OSINT Framework: The Crowdsourced Directory That Maps the Intelligence-Gathering Internet
Hook
While most developers build tools to collect data, lockfale built something arguably more valuable: a curated map of free tools that exist for intelligence gathering. With over 11,000 stars, OSINT Framework proves that sometimes organization beats innovation.
Context
The open-source intelligence landscape is paradoxically difficult to navigate—there are many free tools for finding information about people, domains, social media accounts, and infrastructure, but discovering them requires investigative skills. OSINT Framework solved this by creating a single, hierarchical directory of free intelligence-gathering resources organized by task type. Originally built from an information security perspective for footprinting and reconnaissance, it has expanded to serve journalists investigating corruption, researchers tracking disinformation, and anyone else who needs to find publicly available information. The framework doesn’t perform any intelligence gathering itself—it’s pure curation, a directory for the OSINT internet.
Technical Insight
The architecture centers on a single JSON file (arf.json) containing a nested tree structure of OSINT resources, and a website that renders this tree into an interactive browsable interface. Each node in the tree represents either a category or a specific tool, with metadata indicating what type of resource it is.
The data structure follows a minimalist schema. Here’s the contribution format from the README:
{
"name": "Example Name",
"type": "url",
"url": "http://example.com"
}
This simplicity is intentional—lowering the barrier for community contributions. The framework uses a legend system to annotate resources without cluttering the JSON: (T) indicates tools requiring local installation, (D) marks Google dorks, (R) flags registration requirements, and (M) signals URLs that need manual editing of search terms. This metadata lives in the name field as suffixes, making the dataset human-readable even without rendering.

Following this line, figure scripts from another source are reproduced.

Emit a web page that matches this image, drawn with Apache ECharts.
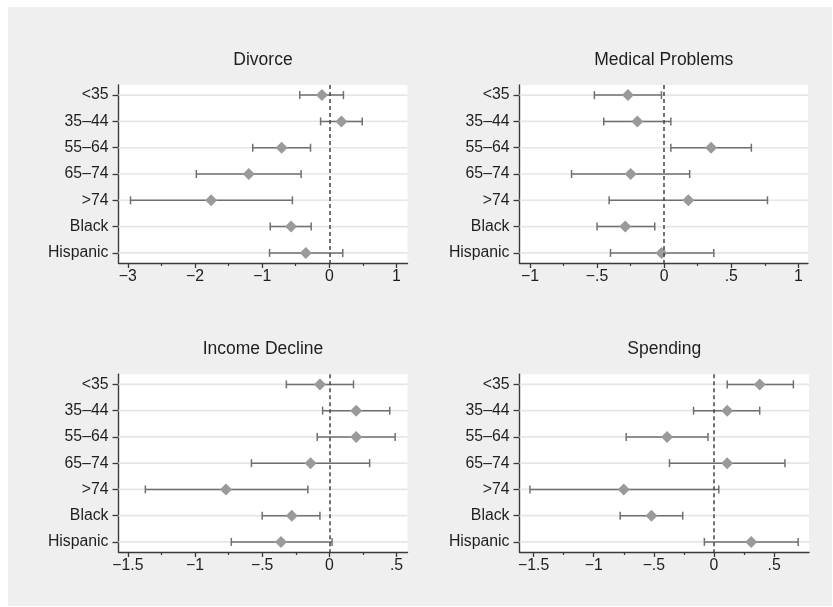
<!DOCTYPE html>
<html>
<head>
<meta charset="utf-8" />
<title>coef plot</title>
<script type="text/javascript" src="https://cdn.jsdelivr.net/npm/echarts@6/dist/echarts.min.js"></script>
<style>
    html, body { margin: 0; padding: 0; background: #ffffff; }
    #main { width: 833px; height: 607px; }
</style>
</head>
<body>
<div id="main"></div>
<script type="text/javascript">
    // rows (top to bottom)
    var rows = ['<35', '35–44', '55–64', '65–74', '>74', 'Black', 'Hispanic'];

    var divorceEst = [-0.11, 0.18, -0.71, -1.20, -1.76, -0.57, -0.35];
    var divorceLo  = [-0.44, -0.13, -1.14, -1.98, -2.96, -0.88, -0.89];
    var divorceHi  = [0.21, 0.49, -0.28, -0.42, -0.55, -0.27, 0.20];

    var medicalEst = [-0.27, -0.20, 0.35, -0.25, 0.18, -0.29, -0.02];
    var medicalLo  = [-0.52, -0.45, 0.05, -0.69, -0.41, -0.50, -0.40];
    var medicalHi  = [-0.02, 0.05, 0.65, 0.19, 0.77, -0.07, 0.37];

    var incomeEst = [-0.07, 0.20, 0.20, -0.14, -0.77, -0.28, -0.36];
    var incomeLo  = [-0.32, -0.05, -0.09, -0.58, -1.37, -0.50, -0.73];
    var incomeHi  = [0.18, 0.45, 0.49, 0.30, -0.16, -0.07, 0.02];

    var spendingEst = [0.38, 0.11, -0.39, 0.11, -0.75, -0.52, 0.31];
    var spendingLo  = [0.11, -0.17, -0.73, -0.37, -1.53, -0.78, -0.08];
    var spendingHi  = [0.66, 0.38, -0.05, 0.59, 0.04, -0.26, 0.70];

    var titles = ['Divorce', 'Medical Problems', 'Income Decline', 'Spending'];
    var majorTicks = [[-3, -2, -1, 0, 1], [-1, -0.5, 0, 0.5, 1], [-1.5, -1, -0.5, 0, 0.5], [-1.5, -1, -0.5, 0, 0.5]];
    var minorTicks = [[-2.5, -1.5, -0.5, 0.5], [-0.75, -0.25, 0.25, 0.75], [-1.25, -0.75, -0.25, 0.25], [-1.25, -0.75, -0.25, 0.25]];
    var xMin = [-3.139, -1.078, -1.570, -1.617];
    var xMax = [1.164, 1.072, 0.582, 0.790];

    var est = [divorceEst, medicalEst, incomeEst, spendingEst];
    var lo = [divorceLo, medicalLo, incomeLo, spendingLo];
    var hi = [divorceHi, medicalHi, incomeHi, spendingHi];

    // panel boxes
    var boxes = [
        {left: 118.5, top: 85, width: 289, height: 178},
        {left: 519.5, top: 85, width: 288.5, height: 178},
        {left: 118.5, top: 374.3, width: 289, height: 177.7},
        {left: 519.5, top: 374.3, width: 289.5, height: 177.7}
    ];

    var font = 'Liberation Sans, Arial, Helvetica, sans-serif';
    var axisColor = '#3a3a3a';

    function fmt(v) {
        var s = String(+(+v).toFixed(2));
        s = s.replace(/^(-?)0\./, '$1.');
        return s.replace('-', '\u2212');
    }

    var grids = [], xAxes = [], yAxes = [], series = [], titleList = [];
    var rowIdx = [1, 2, 3, 4, 5, 6, 7];

    for (var p = 0; p < 4; p++) {
        var b = boxes[p];
        grids.push({left: b.left, top: b.top, width: b.width, height: b.height,
            show: true, backgroundColor: '#ffffff', borderWidth: 0});

        titleList.push({
            text: titles[p], left: b.left + b.width / 2, top: b.top - 34,
            textAlign: 'center', padding: 0,
            textStyle: {fontSize: 17.5, fontWeight: 'normal', color: '#1e1e1e', fontFamily: font}
        });

        // major ticks + labels
        xAxes.push({
            type: 'value', gridIndex: p, min: xMin[p], max: xMax[p], position: 'bottom',
            axisLine: {show: true, onZero: false, lineStyle: {color: axisColor, width: 1.4}},
            axisTick: {show: true, length: 5, customValues: majorTicks[p], lineStyle: {color: axisColor, width: 1.3}},
            axisLabel: {show: true, customValues: majorTicks[p], margin: 6, fontSize: 15.8, color: '#1e1e1e',
                fontFamily: font, formatter: fmt},
            splitLine: {show: false}
        });
        // minor ticks
        xAxes.push({
            type: 'value', gridIndex: p, min: xMin[p], max: xMax[p], position: 'bottom',
            axisLine: {show: false, onZero: false},
            axisTick: {show: true, length: 3, customValues: minorTicks[p], lineStyle: {color: axisColor, width: 1.2}},
            axisLabel: {show: false},
            splitLine: {show: false}
        });

        yAxes.push({
            type: 'value', gridIndex: p, min: 0.615, max: 7.385, inverse: true,
            axisLine: {show: true, onZero: false, lineStyle: {color: axisColor, width: 1.4}},
            axisTick: {show: true, length: 6, customValues: rowIdx, lineStyle: {color: axisColor, width: 1.3}},
            axisLabel: {show: true, customValues: rowIdx, margin: 10, fontSize: 15.8, color: '#1e1e1e',
                fontFamily: font, formatter: function (v) { return rows[Math.round(v) - 1]; }},
            splitLine: {show: false}
        });

        var rowData = [], barData = [], ptData = [];
        for (var i = 0; i < rows.length; i++) {
            rowData.push([0, i + 1]);
            barData.push([lo[p][i], hi[p][i], i + 1]);
            ptData.push([est[p][i], i + 1]);
        }

        // horizontal grid lines
        series.push({
            type: 'custom', xAxisIndex: p * 2, yAxisIndex: p, data: rowData, silent: true, z: 1,
            encode: {x: 0, y: 1},
            renderItem: function (params, api) {
                var y = api.coord([0, api.value(1)])[1];
                var cs = params.coordSys;
                return {type: 'line', shape: {x1: cs.x, y1: y, x2: cs.x + cs.width, y2: y},
                    style: {stroke: '#e6e6e6', lineWidth: 1.6}};
            }
        });

        // confidence intervals
        series.push({
            type: 'custom', xAxisIndex: p * 2, yAxisIndex: p, data: barData, silent: true, z: 3,
            encode: {x: [0, 1], y: 2},
            renderItem: function (params, api) {
                var a = api.coord([api.value(0), api.value(2)]);
                var c = api.coord([api.value(1), api.value(2)]);
                var st = {stroke: '#707070', lineWidth: 1.5};
                return {type: 'group', children: [
                    {type: 'line', shape: {x1: a[0], y1: a[1], x2: c[0], y2: c[1]}, style: st},
                    {type: 'line', shape: {x1: a[0], y1: a[1] - 4, x2: a[0], y2: a[1] + 4}, style: st},
                    {type: 'line', shape: {x1: c[0], y1: c[1] - 4, x2: c[0], y2: c[1] + 4}, style: st}
                ]};
            }
        });

        // point estimates + zero line
        series.push({
            type: 'scatter', xAxisIndex: p * 2, yAxisIndex: p, data: ptData, z: 4,
            symbol: 'diamond', symbolSize: [12, 12],
            itemStyle: {color: '#9a9a9a', opacity: 1},
            markLine: {
                silent: true, symbol: 'none', label: {show: false},
                lineStyle: {color: '#444444', type: [4, 3], width: 1.5},
                data: [{xAxis: 0}]
            }
        });
    }

    var myChart = echarts.init(document.getElementById('main'));
    myChart.setOption({
        animation: false,
        backgroundColor: '#ffffff',
        graphic: [{type: 'rect', z: -10, silent: true, shape: {x: 8, y: 7, width: 824, height: 599},
            style: {fill: '#efefef'}}],
        title: titleList,
        grid: grids,
        xAxis: xAxes,
        yAxis: yAxes,
        series: series
    });
</script>
</body>
</html>
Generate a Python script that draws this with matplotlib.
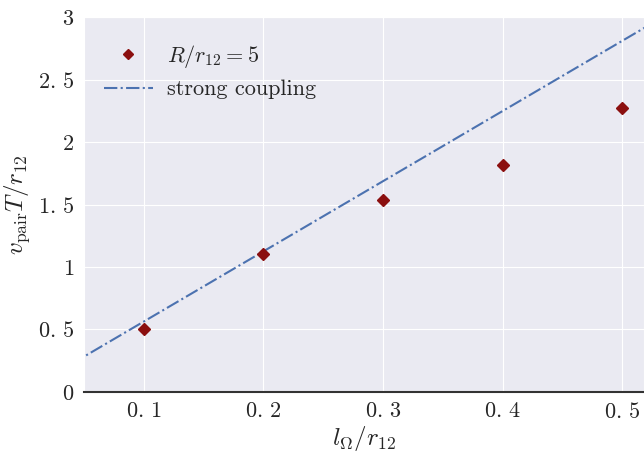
import numpy as np
import matplotlib
matplotlib.use("Agg")
import matplotlib.pyplot as plt
import seaborn as sns

sns.set_style("darkgrid")
plt.rcParams['font.family'] = 'serif'
plt.rcParams['font.serif'] = ['cmr10', 'DejaVu Serif']
plt.rcParams['mathtext.fontset'] = 'cm'
plt.rcParams['axes.unicode_minus'] = False

# data
l_omega = [0.1, 0.2, 0.3, 0.4, 0.5]
v_pair = [0.505, 1.10, 1.54, 1.82, 2.27]

strong_x = [0.04, 0.53]
strong_y = [0.225, 2.98]

xticks = [0.1, 0.2, 0.3, 0.4, 0.5]
xticklabels = [r'$0.\,1$', r'$0.\,2$', r'$0.\,3$', r'$0.\,4$', r'$0.\,5$']
yticks = [0, 0.5, 1, 1.5, 2, 2.5, 3]
yticklabels = [r'$0$', r'$0.\,5$', r'$1$', r'$1.\,5$', r'$2$', r'$2.\,5$', r'$3$']

fig = plt.figure(figsize=(6.44, 4.51), dpi=100)
ax = fig.add_axes([0.130, 0.131, 0.870, 0.831])

ax.plot(l_omega, v_pair, 'D', color='#8b0f0f', ms=6.5, label=r'$R/r_{12} = 5$', zorder=3)
ax.plot(strong_x, strong_y, '-.', color='#4c72b0', lw=1.5, label='strong coupling')

ax.set_xlim(0.05, 0.518)
ax.set_ylim(0, 3)
ax.set_xticks(xticks)
ax.set_xticklabels(xticklabels, fontsize=16)
ax.set_yticks(yticks)
ax.set_yticklabels(yticklabels, fontsize=16)

ax.spines['bottom'].set_visible(True)
ax.spines['bottom'].set_color('#333333')
ax.spines['bottom'].set_linewidth(1.5)

ax.set_xlabel(r'$l_{\Omega}/r_{12}$', fontsize=18, labelpad=2)
ax.set_ylabel(r'$v_{\mathrm{pair}}T/r_{12}$', fontsize=18)

leg = ax.legend(loc='upper left', fontsize=16, frameon=False, numpoints=1,
                bbox_to_anchor=(0.0, 0.985), handlelength=2.2, markerscale=0.8,
                handletextpad=0.65, labelspacing=0.45)

fig.savefig('out.png', dpi=100)
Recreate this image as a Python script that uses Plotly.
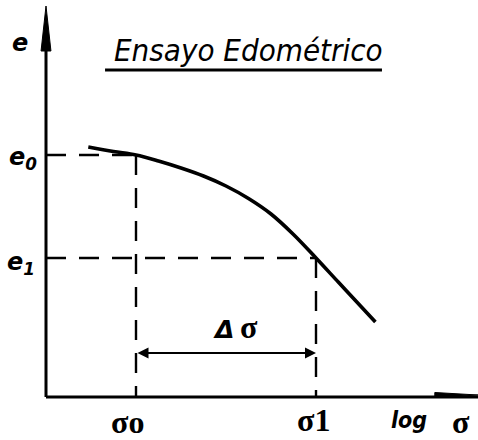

The hierarchical organization appears to mirror actual investigation workflows. Top-level categories organize resources by investigation type, branching into increasingly specific subcategories. This taxonomy encodes practitioner knowledge about how intelligence gathering workflows are structured.
Contributing requires only two steps: edit arf.json with your new resource and submit a pull request. The barrier is low enough that the community has grown the framework to cover resources across disciplines far beyond the original infosec focus. The JSON structure also enables derivative uses—developers can parse arf.json to build automation scripts, create API wrappers, or integrate OSINT resource discovery into larger platforms.
The website (osintframework.com) appears to be built as a static site, suggesting minimal infrastructure to maintain, scale, or secure. This architecture choice likely ensures low operational overhead while providing quick access—critical for a volunteer-maintained resource.
What OSINT Framework doesn’t do is equally important: it doesn’t verify links, rate tool quality, track service uptime, or aggregate results. It’s explicitly a discovery layer, not an execution layer. The author notes that some listed services “might require registration or offer more data for $$$, but you should be able to get at least a portion of the available information for no cost.” This hands-off curation philosophy keeps maintenance burden low while accepting that some links will inevitably break.
Gotcha
OSINT Framework’s biggest limitation is inherent to its design: it’s a static directory with no programmatic quality control. Links rot, services shut down, and tools change pricing models, but there’s no automated health checking. A resource listed in arf.json might become defunct over time. Users must verify each tool independently, which can waste time when you’re deep in an investigation workflow.
The framework also provides zero guidance on tool effectiveness, accuracy, or comparison. If multiple tools for the same task are listed, you have no way to know which produces the most comprehensive results, which is fastest, or which has the most current data. The directory treats all resources equally—a hobbyist’s side project sits alongside established tools without differentiation. For newcomers, this can create analysis paralysis: more choices without decision-making criteria.
Finally, the framework is purely informational. While you could parse the JSON yourself, there’s no built-in API for programmatic access, no automation capabilities, no result aggregation, and no workflow integration. OSINT Framework helps you discover tools but provides no execution environment.
Verdict
Use OSINT Framework if you’re entering the intelligence-gathering space and need a comprehensive map of what free tools exist, organized by investigation type. It’s valuable for security professionals learning reconnaissance, journalists starting investigations, researchers tracking online activity, or anyone who needs to quickly discover available OSINT resources. The hierarchical organization alone is worth the bookmark—it demonstrates how experienced investigators think about breaking down research tasks. Skip it if you need an operational OSINT platform with actual data collection, automation, or analysis capabilities. This is a directory, not a tool. Also skip if you require curated, quality-verified resources with uptime guarantees—the community-driven nature means you’re trading comprehensiveness for reliability. For discovering what’s possible in OSINT and what free resources exist? Start here.